By: By Ben Rodgers, The Jamestown Sun, The Jamestown Sun
In his first year as chief of police, Scott Edinger has taken strides to make his department more efficient and therefore have a greater presence in the community.
Edinger was appointed to the post on Jan. 12, 2012, and since then has used technology to give officers more time on the street to respond to an increased number of calls.
“It makes the job more efficient and a lot of these things were done to keep the officers out of the building and in their patrol cars,” Edinger said.
Although the statistics for 2012 are not compiled yet, the chief estimates a 10 percent increase in calls for service, up from about 27,500 to about 30,300.
The main way he has kept officers in their cars while on duty was the addition of the computer information system on mobile data terminals.
“It gives us access to the calls for service that come in through dispatch,” he said.
Officers can update entry information, write up reports and communicate with each other without leaving their patrol cars.
“It gives us an abundant amount of time, it’s much more efficient,” said Sgt.
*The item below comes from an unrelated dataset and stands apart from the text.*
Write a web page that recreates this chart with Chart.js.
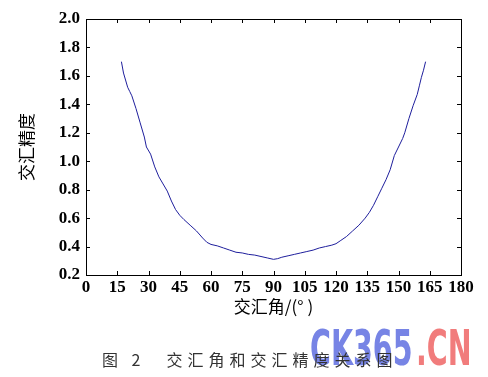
<!DOCTYPE html>
<html>
<head>
<meta charset="utf-8">
<script src="https://cdn.jsdelivr.net/npm/chart.js@4.4.0/dist/chart.umd.min.js"></script>
<style>
  body { margin: 0; background: #fff; }
  canvas { display: block; }
</style>
</head>
<body>
<canvas id="angleChart" width="488" height="377"></canvas>
<script>
// intersection angle (deg) vs intersection precision
const angles = [17, 18, 20, 21, 22, 24, 26, 28, 29, 31, 33, 35, 37, 39, 41, 43, 45, 47, 50, 53, 56, 58, 60,
  63, 66, 69, 72, 75, 78, 81, 84, 87, 90, 92, 94, 97, 100, 103, 106, 109, 112, 115, 118, 120,
  122, 125, 128, 131, 134, 136, 138, 140, 142, 144, 146, 148, 150, 152, 153, 155, 157, 159, 160, 161, 162, 163];
const precision = [1.70, 1.62, 1.52, 1.49, 1.46, 1.37, 1.27, 1.17, 1.10, 1.05, 0.96, 0.89, 0.84, 0.79, 0.72, 0.66, 0.62, 0.59, 0.55, 0.51, 0.46, 0.43, 0.415,
  0.405, 0.39, 0.375, 0.36, 0.355, 0.345, 0.34, 0.33, 0.32, 0.31, 0.315, 0.325, 0.335, 0.345, 0.355, 0.365, 0.375, 0.39, 0.40, 0.41, 0.42,
  0.44, 0.47, 0.51, 0.55, 0.60, 0.64, 0.69, 0.75, 0.81, 0.87, 0.94, 1.04, 1.10, 1.16, 1.20, 1.30, 1.39, 1.47, 1.53, 1.59, 1.64, 1.70];

const xTitle = '交汇角/(° )';
const yTitle = '交汇精度';
const caption = '图 2　交汇角和交汇精度关系图';

const tickFont = { family: 'Liberation Serif', size: 17, weight: 'bold' };
const cjkFont = { family: 'Noto Sans CJK SC', size: 17, weight: 'normal' };

// box outline + inward tick marks on all four sides (MATLAB style)
const frame = {
  id: 'frame',
  afterDraw(chart) {
    const { ctx, chartArea: a, scales: { x, y } } = chart;
    const len = 4;
    ctx.save();
    ctx.strokeStyle = '#000';
    ctx.lineWidth = 1;
    ctx.strokeRect(Math.round(a.left) + 0.5, Math.round(a.top) + 0.5,
      Math.round(a.right - a.left), Math.round(a.bottom - a.top));
    ctx.beginPath();
    x.ticks.forEach(t => {
      const px = Math.round(x.getPixelForValue(t.value)) + 0.5;
      ctx.moveTo(px, a.bottom); ctx.lineTo(px, a.bottom - len);
      ctx.moveTo(px, a.top); ctx.lineTo(px, a.top + len);
    });
    y.ticks.forEach(t => {
      const py = Math.round(y.getPixelForValue(t.value)) + 0.5;
      ctx.moveTo(a.left, py); ctx.lineTo(a.left + len, py);
      ctx.moveTo(a.right, py); ctx.lineTo(a.right - len, py);
    });
    ctx.stroke();

    // watermark
    ctx.save();
    ctx.translate(310, 365);
    ctx.scale(0.57, 1);
    ctx.font = 'bold 50px "DejaVu Sans"';
    ctx.textBaseline = 'alphabetic';
    ctx.fillStyle = 'rgba(95,110,225,0.85)';
    ctx.fillText('CK365', 0, 0);
    const w = ctx.measureText('CK365').width;
    ctx.fillStyle = 'rgba(240,110,110,0.9)';
    ctx.fillText('.CN', w + 6, 0);
    ctx.restore();

    // figure caption
    ctx.font = '16px "Noto Sans CJK SC"';
    ctx.letterSpacing = '5px';
    ctx.fillStyle = '#333';
    ctx.textBaseline = 'middle';
    ctx.textAlign = 'left';
    ctx.fillText(caption, 102, 360);
    ctx.restore();
  }
};

new Chart(document.getElementById('angleChart'), {
  type: 'line',
  data: {
    datasets: [{
      data: angles.map((a, i) => ({ x: a, y: precision[i] })),
      borderColor: '#1e1e9c',
      borderWidth: 1,
      pointRadius: 0,
      tension: 0,
      fill: false
    }]
  },
  options: {
    responsive: false,
    animation: false,
    layout: { padding: { left: 0, right: 27, top: 19, bottom: 0 } },
    plugins: { legend: { display: false }, tooltip: { enabled: false } },
    scales: {
      x: {
        type: 'linear',
        min: 0,
        max: 180,
        grid: { display: false, tickLength: 0 },
        border: { display: false },
        ticks: { stepSize: 15, padding: 2, color: '#000', font: tickFont, maxRotation: 0, autoSkip: false },
        title: { display: true, text: xTitle, color: '#000', font: cjkFont, padding: { top: 0, bottom: 60 } },
        afterFit(scale) { scale.height = 102; }
      },
      y: {
        min: 0.2,
        max: 2.0,
        grid: { display: false, tickLength: 0 },
        border: { display: false },
        ticks: { stepSize: 0.2, padding: 6, color: '#000', font: tickFont, callback: v => v.toFixed(1) },
        title: { display: true, text: yTitle, color: '#000', font: cjkFont, padding: { top: 16, bottom: 0 } },
        afterFit(scale) { scale.width = 86; }
      }
    }
  },
  plugins: [frame]
});
</script>
</body>
</html>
Justin Blinsky, one of 29 sworn officers in the department.
Officers can also now communicate through direct messaging or via email in the patrol cars.
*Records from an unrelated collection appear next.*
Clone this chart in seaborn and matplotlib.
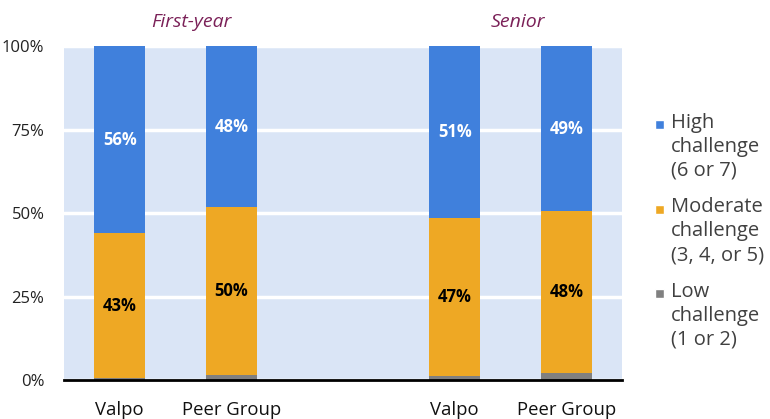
import numpy as np
import pandas as pd
import matplotlib
import matplotlib.pyplot as plt
import seaborn as sns
from matplotlib.patches import Patch, Rectangle
from matplotlib.legend_handler import HandlerPatch

sns.set_theme(style="white")
matplotlib.rcParams['font.family'] = ['Open Sans', 'DejaVu Sans']

# data (percent of respondents)
groups = ['First-year', 'First-year', 'Senior', 'Senior']
bar_names = ['Valpo', 'Peer Group', 'Valpo', 'Peer Group']
low = [0.6, 1.5, 1.2, 2.2]
moderate = [43.4, 50.2, 47.4, 48.4]
high = [56.0, 48.3, 51.4, 49.4]
group_titles = ['First-year', 'Senior']
y_ticks = [0, 25, 50, 75, 100]
legend_labels = ['High\nchallenge\n(6 or 7)',
                 'Moderate\nchallenge\n(3, 4, or 5)',
                 'Low\nchallenge\n(1 or 2)']

c_high, c_mod, c_low = '#4080DC', '#EEA824', '#808080'
bg = '#DAE5F6'
LEG_FS = 14.5
LEG_LS = 1.28

pos = [0, 1, 3, 4]
df = pd.DataFrame({'pos': pos, 'name': bar_names, 'group': groups,
                   'low': low, 'moderate': moderate, 'high': high})
df['top_low'] = df['low']
df['top_mod'] = df['low'] + df['moderate']
df['top_high'] = df['top_mod'] + df['high']

fig = plt.figure(figsize=(7.7, 4.19), dpi=100)
ax = fig.add_axes([0.083, 0.093, 0.725, 0.797])
ax.set_facecolor(bg)

for col, color in [('top_high', c_high), ('top_mod', c_mod), ('top_low', c_low)]:
    sns.barplot(data=df, x='pos', y=col, native_scale=True, width=0.46,
                color=color, saturation=1, ax=ax, zorder=3, linewidth=0)

# segment labels
for _, row in df.iterrows():
    ax.text(row['pos'], row['top_low'] + row['moderate'] / 2, f"{row['moderate']:.0f}%",
            ha='center', va='center', fontsize=12, fontweight='bold', color='black', zorder=5)
    ax.text(row['pos'], row['top_mod'] + row['high'] / 2, f"{row['high']:.0f}%",
            ha='center', va='center', fontsize=12, fontweight='bold', color='white', zorder=5)

ax.set_xlim(-0.5, 4.5)
ax.set_ylim(0, 100)
ax.set_yticks(y_ticks)
ax.set_yticklabels([f'{t}%' for t in y_ticks], fontsize=12, color='#222222')
ax.set_xticks(pos)
ax.set_xticklabels(bar_names, fontsize=13.3, color='#111111')
ax.tick_params(axis='x', length=0, pad=15)
ax.tick_params(axis='y', length=0, pad=14)
ax.set_xlabel('')
ax.set_ylabel('')

ax.yaxis.grid(True, color='white', linewidth=2.5, zorder=1)
ax.set_axisbelow(True)
for s in ['left', 'right', 'top']:
    ax.spines[s].set_visible(False)
ax.spines['bottom'].set_color('black')
ax.spines['bottom'].set_linewidth(2)
ax.spines['bottom'].set_zorder(4)

# group titles above the bars
for gx, title in zip([0.64, 3.57], group_titles):
    ax.text(gx, 104.5, title, ha='center', va='bottom', fontsize=14, style='italic',
            color='#7B2158', clip_on=False)


def top_square(legend, orig_handle, xdescent, ydescent, width, height, fontsize):
    # put the square beside the first line of a multi-line label
    side = 6.5
    line = 16.0
    return Rectangle((-xdescent + width - side, -ydescent + height / 2 - side / 2 + line),
                     side, side)


handles = [Patch(facecolor=c_high, label=legend_labels[0]),
           Patch(facecolor=c_mod, label=legend_labels[1]),
           Patch(facecolor=c_low, label=legend_labels[2])]
leg = fig.legend(handles=handles, loc='center left', bbox_to_anchor=(0.826, 0.448),
                 frameon=False, fontsize=LEG_FS, handlelength=0.5, handleheight=0.5,
                 handletextpad=0.35, labelspacing=0.8, labelcolor='#404040',
                 handler_map={Patch: HandlerPatch(patch_func=top_square)})
for t in leg.get_texts():
    t.set_linespacing(LEG_LS)

plt.savefig('out.png', dpi=100)
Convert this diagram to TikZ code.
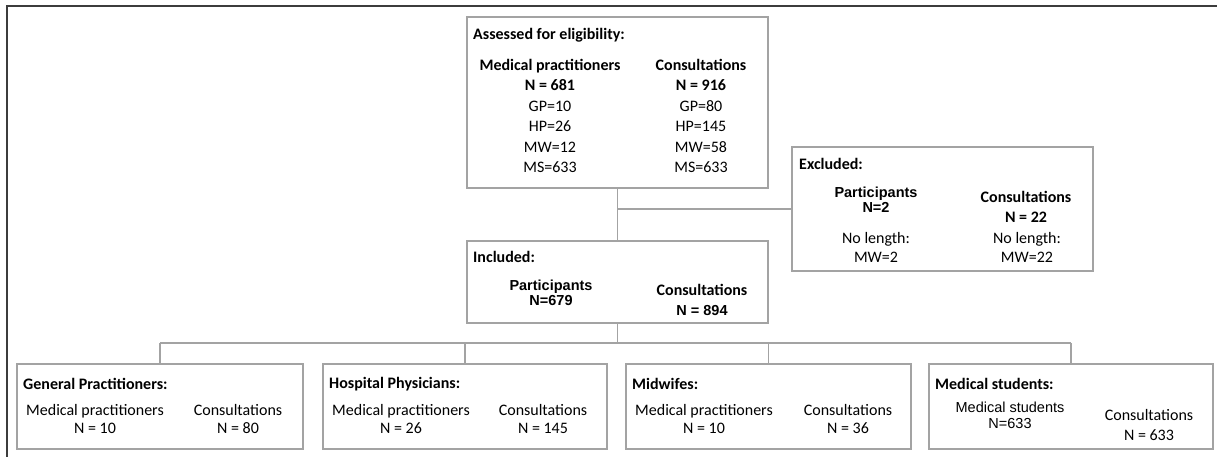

The CIS system has been included in the department’s budget for next year. The cost is about $7,200 per year.
More technology went into effect on Wednesday as officers started to carry digital cameras and voice recorders.
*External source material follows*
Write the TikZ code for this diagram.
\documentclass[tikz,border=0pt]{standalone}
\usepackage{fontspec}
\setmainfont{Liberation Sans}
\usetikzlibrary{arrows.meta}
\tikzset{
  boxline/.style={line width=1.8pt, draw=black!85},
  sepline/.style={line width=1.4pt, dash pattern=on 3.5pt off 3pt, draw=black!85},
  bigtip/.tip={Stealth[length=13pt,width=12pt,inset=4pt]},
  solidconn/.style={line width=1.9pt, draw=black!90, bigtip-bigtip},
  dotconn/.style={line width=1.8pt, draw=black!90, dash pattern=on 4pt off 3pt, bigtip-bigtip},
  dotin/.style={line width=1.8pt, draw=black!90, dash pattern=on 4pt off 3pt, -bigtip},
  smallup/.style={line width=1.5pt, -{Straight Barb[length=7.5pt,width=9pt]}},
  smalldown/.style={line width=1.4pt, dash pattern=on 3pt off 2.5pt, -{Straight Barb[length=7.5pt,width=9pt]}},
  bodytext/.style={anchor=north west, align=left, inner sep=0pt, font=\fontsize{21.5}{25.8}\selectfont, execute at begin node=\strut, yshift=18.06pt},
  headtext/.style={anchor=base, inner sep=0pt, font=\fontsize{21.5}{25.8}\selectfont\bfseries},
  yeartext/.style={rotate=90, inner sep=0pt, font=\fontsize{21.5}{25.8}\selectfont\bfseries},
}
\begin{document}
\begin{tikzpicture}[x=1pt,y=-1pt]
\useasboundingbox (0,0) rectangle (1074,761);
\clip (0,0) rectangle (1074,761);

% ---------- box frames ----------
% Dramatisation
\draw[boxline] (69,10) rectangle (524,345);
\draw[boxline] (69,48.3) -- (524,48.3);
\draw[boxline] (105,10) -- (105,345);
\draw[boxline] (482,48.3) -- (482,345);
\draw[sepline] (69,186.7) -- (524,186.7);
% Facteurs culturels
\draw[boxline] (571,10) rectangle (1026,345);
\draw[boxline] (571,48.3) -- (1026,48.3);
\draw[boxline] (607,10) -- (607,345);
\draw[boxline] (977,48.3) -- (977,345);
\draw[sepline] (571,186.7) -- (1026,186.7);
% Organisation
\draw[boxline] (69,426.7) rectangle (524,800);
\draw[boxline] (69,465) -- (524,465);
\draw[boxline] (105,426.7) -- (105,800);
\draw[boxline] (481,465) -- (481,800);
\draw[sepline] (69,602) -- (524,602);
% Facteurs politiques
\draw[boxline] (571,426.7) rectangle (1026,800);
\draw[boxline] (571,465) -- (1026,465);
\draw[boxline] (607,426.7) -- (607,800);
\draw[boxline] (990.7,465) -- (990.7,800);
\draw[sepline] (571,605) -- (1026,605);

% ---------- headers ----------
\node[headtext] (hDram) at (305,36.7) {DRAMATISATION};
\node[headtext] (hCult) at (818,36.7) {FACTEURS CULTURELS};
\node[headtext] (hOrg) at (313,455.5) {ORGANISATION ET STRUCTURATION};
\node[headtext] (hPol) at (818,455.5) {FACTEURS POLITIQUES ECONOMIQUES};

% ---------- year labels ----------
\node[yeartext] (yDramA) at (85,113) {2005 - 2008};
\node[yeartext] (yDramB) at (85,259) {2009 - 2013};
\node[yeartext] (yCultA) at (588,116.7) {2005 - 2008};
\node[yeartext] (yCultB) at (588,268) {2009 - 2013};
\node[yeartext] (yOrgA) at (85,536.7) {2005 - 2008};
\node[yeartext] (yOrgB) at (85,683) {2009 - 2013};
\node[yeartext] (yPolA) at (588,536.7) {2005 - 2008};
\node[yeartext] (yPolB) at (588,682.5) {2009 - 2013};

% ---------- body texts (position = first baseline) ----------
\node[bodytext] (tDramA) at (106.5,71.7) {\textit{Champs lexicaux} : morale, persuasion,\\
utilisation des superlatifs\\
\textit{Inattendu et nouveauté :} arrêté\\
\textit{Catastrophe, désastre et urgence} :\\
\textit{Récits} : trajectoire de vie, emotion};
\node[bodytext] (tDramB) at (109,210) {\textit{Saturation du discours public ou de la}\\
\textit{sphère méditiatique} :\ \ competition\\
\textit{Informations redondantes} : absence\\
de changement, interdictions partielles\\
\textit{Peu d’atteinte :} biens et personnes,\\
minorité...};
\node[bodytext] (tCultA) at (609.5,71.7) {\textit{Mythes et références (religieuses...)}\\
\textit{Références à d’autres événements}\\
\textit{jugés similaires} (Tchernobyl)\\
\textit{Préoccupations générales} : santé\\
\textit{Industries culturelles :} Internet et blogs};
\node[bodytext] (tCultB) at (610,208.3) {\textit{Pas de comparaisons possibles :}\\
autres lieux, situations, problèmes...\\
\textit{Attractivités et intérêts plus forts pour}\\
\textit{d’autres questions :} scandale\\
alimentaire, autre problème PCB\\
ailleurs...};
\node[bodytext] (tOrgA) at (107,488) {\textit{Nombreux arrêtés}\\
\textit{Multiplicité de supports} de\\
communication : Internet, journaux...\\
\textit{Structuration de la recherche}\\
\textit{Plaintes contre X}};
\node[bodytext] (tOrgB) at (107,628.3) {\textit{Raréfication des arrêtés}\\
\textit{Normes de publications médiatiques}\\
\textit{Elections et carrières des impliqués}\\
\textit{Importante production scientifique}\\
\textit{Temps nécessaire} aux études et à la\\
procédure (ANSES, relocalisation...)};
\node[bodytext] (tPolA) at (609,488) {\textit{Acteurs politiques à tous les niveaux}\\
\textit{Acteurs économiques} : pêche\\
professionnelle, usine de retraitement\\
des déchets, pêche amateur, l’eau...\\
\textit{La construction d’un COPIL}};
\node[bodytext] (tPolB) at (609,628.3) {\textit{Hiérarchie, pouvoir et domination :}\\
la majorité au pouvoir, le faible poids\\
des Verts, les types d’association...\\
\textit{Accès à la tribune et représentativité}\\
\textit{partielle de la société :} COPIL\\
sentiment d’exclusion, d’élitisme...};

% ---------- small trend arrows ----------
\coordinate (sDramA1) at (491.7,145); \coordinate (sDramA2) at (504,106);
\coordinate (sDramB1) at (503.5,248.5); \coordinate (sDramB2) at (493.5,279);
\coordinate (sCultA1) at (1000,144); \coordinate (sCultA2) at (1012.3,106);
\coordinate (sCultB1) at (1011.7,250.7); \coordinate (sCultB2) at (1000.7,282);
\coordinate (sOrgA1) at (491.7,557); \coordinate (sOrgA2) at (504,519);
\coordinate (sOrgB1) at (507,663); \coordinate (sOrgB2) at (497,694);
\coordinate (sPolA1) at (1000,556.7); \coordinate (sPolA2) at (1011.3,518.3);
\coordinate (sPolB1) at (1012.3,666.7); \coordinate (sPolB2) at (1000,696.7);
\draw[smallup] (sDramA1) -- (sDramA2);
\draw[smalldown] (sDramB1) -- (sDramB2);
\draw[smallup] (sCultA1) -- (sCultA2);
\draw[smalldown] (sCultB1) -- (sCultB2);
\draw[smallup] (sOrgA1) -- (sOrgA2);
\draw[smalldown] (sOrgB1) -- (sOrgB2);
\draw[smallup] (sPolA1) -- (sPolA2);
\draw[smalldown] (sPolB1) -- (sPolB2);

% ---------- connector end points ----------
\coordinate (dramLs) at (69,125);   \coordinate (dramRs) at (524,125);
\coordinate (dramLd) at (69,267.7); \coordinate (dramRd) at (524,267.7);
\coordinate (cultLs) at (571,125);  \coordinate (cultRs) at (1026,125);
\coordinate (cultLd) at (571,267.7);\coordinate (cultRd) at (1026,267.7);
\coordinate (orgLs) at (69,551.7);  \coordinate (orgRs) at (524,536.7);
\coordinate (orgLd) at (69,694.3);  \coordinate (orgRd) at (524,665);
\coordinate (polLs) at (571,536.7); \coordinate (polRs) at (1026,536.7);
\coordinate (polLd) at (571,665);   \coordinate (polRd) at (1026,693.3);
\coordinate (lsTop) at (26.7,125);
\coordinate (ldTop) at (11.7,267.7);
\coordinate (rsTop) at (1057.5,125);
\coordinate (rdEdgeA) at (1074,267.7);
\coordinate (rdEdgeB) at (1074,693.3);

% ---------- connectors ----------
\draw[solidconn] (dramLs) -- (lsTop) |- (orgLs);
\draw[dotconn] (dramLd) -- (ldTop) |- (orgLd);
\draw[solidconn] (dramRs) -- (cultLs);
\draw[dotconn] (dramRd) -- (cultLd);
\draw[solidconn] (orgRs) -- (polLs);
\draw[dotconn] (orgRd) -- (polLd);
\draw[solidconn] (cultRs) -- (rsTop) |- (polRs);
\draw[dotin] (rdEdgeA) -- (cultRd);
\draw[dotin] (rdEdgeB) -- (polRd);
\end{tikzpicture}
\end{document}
JPD has had cameras in the past but with technology continuously evolving some officers have been challenged in using the equipment, Edinger said. The new cameras are more automated.
As for the voice recorders, they make it easier for officers. The chief said it’s easier for them to make a recording than take notes by hand in a dynamic environment.
Most of these technology costs have been covered by a variety of grants the department has received since Edinger has taken the helm of the department.
Calls for service have increased but the number of officers has not. With the same number of sworn-in officers since 1994 — 29 — Edinger has used North Dakota Department of Transportation grants to cover the cost for different enforcement programs in 2012.
The two programs were to increase seat belt use and deter drunken driving.
The chief said there will be increased saturation patrols and DUI checkpoints, paid for with more grants, in 2013.
“We’re trying to keep that presence in the street,” Edinger said. “DUIs are up and they’re a major focus in the state, especially with some of the accidents in the area.”
Last summer a crash involving a drunken driver in Stutsman County caused four fatalities.
Some officers are also receiving new responsibilities.
Two officers are in recently created positions called department resource officers. They will be trained as evidence custodians.
“There’s a lot less hands on from officers and there’s a few officers that will handle the evidence and make sure it gets analyzed when it needs to,” Edinger said.
Before, each officer kept track of when the evidence was processed, used in court and needed to be destroyed. Most of the work was done in one day each year, which led to a crowded storage room, he said.
Increased efficiency will continue in 2013 as the major task for the upcoming year will be the adoption of a new schedule rotation.
Effective Jan. 20, JPD officers will work in 12-hour shifts, and not be scheduled to work more than three days in a row, while receiving half the month off.
The City Council approved the new rotation for a one-year trial program.
“By doing this new schedule we’re hoping to limit overtime, limit (officers) switching shifts and hopefully if everything works out we’ll have more officers on any given shift,” Edinger said.
He also said Officer Nick Hardy will continue to serve as school resource officer, as the program has been going well since its inception three years ago.
Hardy travels between all Jamestown Public Schools and helps patrol the halls or deal with truant students.
“One of the best testaments to that is the school system agreed to pick up three-fourths of his shift,” Edinger said.